“Dear Santa,” begins an Internet meme that’s been making the rounds, accompanied by some innocent-looking drawing of a small child or a woman decorating a tree, “I’m writing to tell you I’ve been naughty and it was worth it, you fat, judgmental bastard.”
Fair enough, I say. Who died and made Jolly Old Saint Nick the arbiter of all things good and bad, anyway? And frankly, the extensive surveillance that’s he’s gotta have going on 24/7, 365 days a year, is more than a little bit creepy.
But if I reject the authority of the guy in red to tell me what to do, does that mean I can do whatever I please? Just gather as many resources and as much power over my fellows as I can, by whatever means I choose, fair or foul, even becoming top ape of the tribe if possible?
Such a life, no matter where you end up in the pecking order, is frankly impoverished. I don’t have anything against material riches per se, but we humans are not merely animals; we are rational animals. This doesn’t mean we are always or automatically rational, but rather that we have the ability to reason instead of being swept along exclusively by impulse and instinct.
Yet reason is not merely a tool, our particular means of getting what we need to survive, akin to another animal’s claws or teeth or brute strength. It is that, but it is also much more. Having the faculty of reason, we also have a psychological need to use it not only to better our lives, but to determine what constitutes a good life. It may be going too far to say that the unexamined life is not worth living at all, but the unexamined life is surely less than optimally satisfying.
So, what makes a good life? Physical pleasure is one good thing, to be sure, but only one, and its pursuit can distract us from the more subtle and deeper satisfactions of being human. Acquiring knowledge and learning skills, making and appreciating art, and cultivating relationships with others all take us beyond the simple pleasures we have in common with the beasts.
Even this does not quite capture what it means to live a fully human life, though, because it ignores the issue of dealing with others. Given that other human beings, like me, tend to want pleasure and knowledge and art and relationships, I am more likely to get these good things for myself if I treat other people with respect, cooperating and trading with them. To say the same thing another way, there are instrumental reasons for acting in an ethical manner in one’s dealings with other people.
These reasons do carry a certain weight. But it’s conceivable that one could lie, cheat, manipulate, and force others to give one what one wants, or some close enough facsimile, especially if one is smarter or stronger or richer or otherwise more resourceful than the norm. Are there any deeper reasons, besides the instrumental ones, not to trample the rights of others if one has a fairly good chance of getting away with it?
The answer, of course, is yes.
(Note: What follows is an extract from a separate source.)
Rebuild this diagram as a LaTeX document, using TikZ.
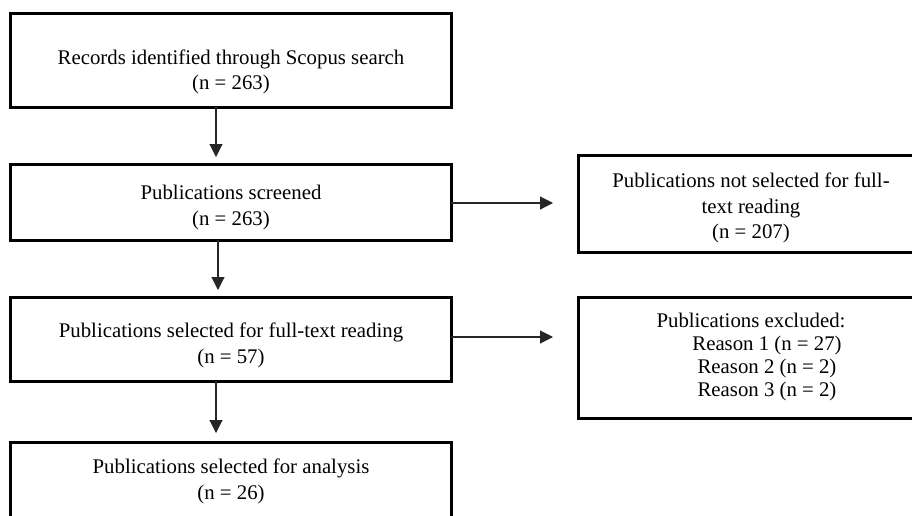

For one thing, like most humans, I care about other people and their interests. Admittedly I don’t care equally about all 7.3 billion of you. Some of you, I don’t even know. Still, I don’t want to do you harm if I can avoid it—and lying to you, cheating you, manipulating you, or initiating force against you are themselves harms, however I may try to disguise this fact and keep anyone, myself included, from recognizing it.
And even more fundamentally, from a certain perspective, it’s also a matter of self-respect. Using deception, manipulation, or force to get what I want from other human beings—instead of treating them as the rational animals they are, with interests and goals and plans of their own—is quite simply beneath me. Respecting others’ rights is intrinsically valuable to me because of what it does to me if I violate them: I become less fully human.¹ I lose face with myself, and all of my pleasures become shadows of themselves: sour when they should be sweet; pale instead of bright and bold; a little out of tune.
Living a fully human life does not mean foregoing the animal pleasures. It does not mean sacrificing your interests to those of others. But it does mean striving to live a rational life, which implies living with honour and recognizing the basic humanity of your fellow human beings—whether or not some dude at the North Pole, or anywhere else, is watching.
1. This idea, and indeed the inspiration for the present short article, is from the second half of Roderick T. Long’s “Reason and Value: Aristotle versus Rand,” Objectivist Studies, No. 3, The Atlas Society, 2000, p. 51: “To violate the rights of others, then, is to lessen one’s own humanity.”